The tribes’ NEPA expert recommended the change because the current model for lake trout suppression could last for 50 years. The suppression work, which would involve the use of gill or trap nets on the lake, is aimed at reducing the non-native lake trout population for the benefit of native bull trout and cutthroat trout.

But the expanded review also was announced as the tribes prepared to submit  documents to a special panel that evaluates projects seeking fish and wildlife mitigation funding from the Bonneville Power Administration.

The tribes were planning to submit those documents by this week to meet deadlines required by BPA, which has more recently allowed an extension for project review. But Montana Fish, Wildlife and Parks officials concluded they cannot support the proposed environmental impact statement in its present form. “Please remove our name from the document to be submitted to the Bonneville Power Administration’s Independent Scientific Review Panel,” stated Bruce Rich, the agency’s fisheries bureau chief, in a letter to the tribes on March 1. “Our staff believes that the draft EIS, in its present state, is incomplete in both content and process.”

The letter states that the tribes have yet to provide the state — a co-manager of the lake — with a full draft of the review documents, yet the tribes plan to submit those documents for funding review with the state listed as a full partner in the project.

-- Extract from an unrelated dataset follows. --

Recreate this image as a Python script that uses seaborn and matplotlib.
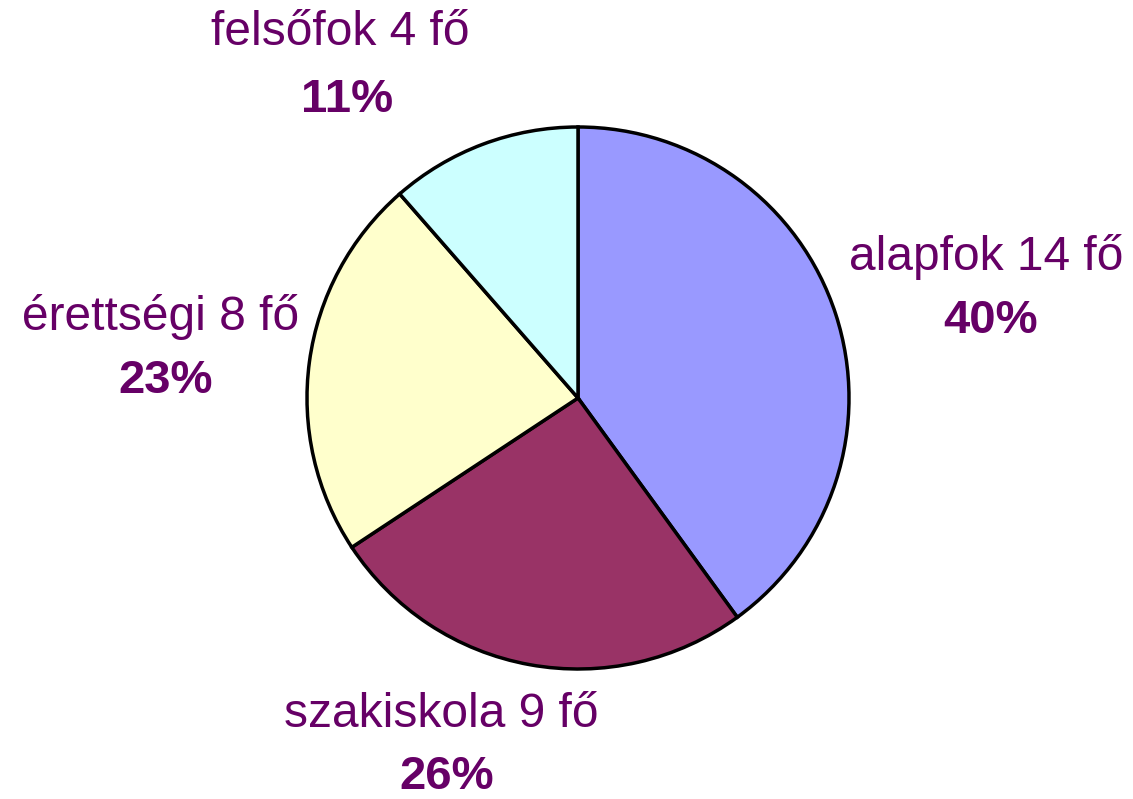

Rich said there is concern that doing so will make Montana Fish, Wildlife and Parks appear to have a “pre-decisional” commitment to the netting project before the public has a chance to adequately engage in the process.

At the Missoula meeting, Region One Supervisor Jim Satterfield further explained the state’s reservations.Only three public meetings were held for environmental assessment scoping in 2010, and Satterfield said there are questions about the relevance of those meetings to the new impact-study process, considering how the process has evolved since then.

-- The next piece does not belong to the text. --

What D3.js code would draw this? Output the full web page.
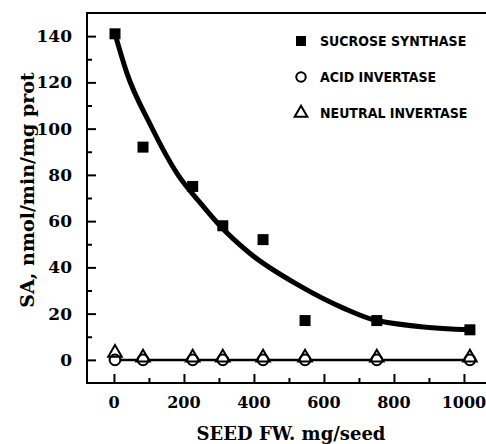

The lake is one of the state’s most popular fishing destinations and a “significant portion of the economic engine of the Flathead Valley,” he said. The state also wants an analysis of the expected benefits or harm to native bull trout and cutthroat trout from lake trout removal efforts. Netting, for instance, can lead to “by-catch” bull trout mortalities.

Removing lake trout may cause another boon in the lake’s mysis shrimp population, which in turn could lead to impacts on zooplankton and increased algae blooms in the lake. Those issues and others are being evaluated in the final stages of the EIS process, Hansen said.

“We didn’t want to see the document submitted to the ISRP until it’s complete, and it’s not complete,” Satterfield said. But those critical of the project from the beginning now question the willingness to accept information that may undermine it.

“I’m accusing them of cherry-picking” data, said Bob Orsua, owner of the Mo’ Fisch fishing charter business. Orsua said those involved in the process, which he has followed closely, have shown no interest in catch rates of the nine charter businesses that operate on the lake. The average catch rate for lake trout has dropped from 14 fish per charter in 1995 to three fish per charter in 2010. Orsua attributes the declining rate to the aggressive “Mack Days” fishing events held in spring and fall, which give anglers financial incentives to remove and kill thousands of lake trout.

According to tribal officials, the events have been highly successful and popular, but they have not been adequate to reduce the lake trout population to a desirable level. But Orsua challenges that position, saying that a “desirable” population hasn’t even been defined; that’s what the EIS process is supposed to determine.

Chuck Hunt, president of Flathead Wildlife Inc., said he believes the economic impacts of gill and trap netting lake trout from Flathead Lake are obvious.

“It will become a dead zone” for sport anglers, he said, because the lake trout population will be devastated, leaving threatened bull trout that can’t be legally caught and catch-and-release only rules for cutthroat trout.

At the end of the Missoula meeting, the chairwoman asked if there were any public comments and questions. She took one question from Orsua, and then closed the meeting even though there were more people with more questions at the Kalispell office.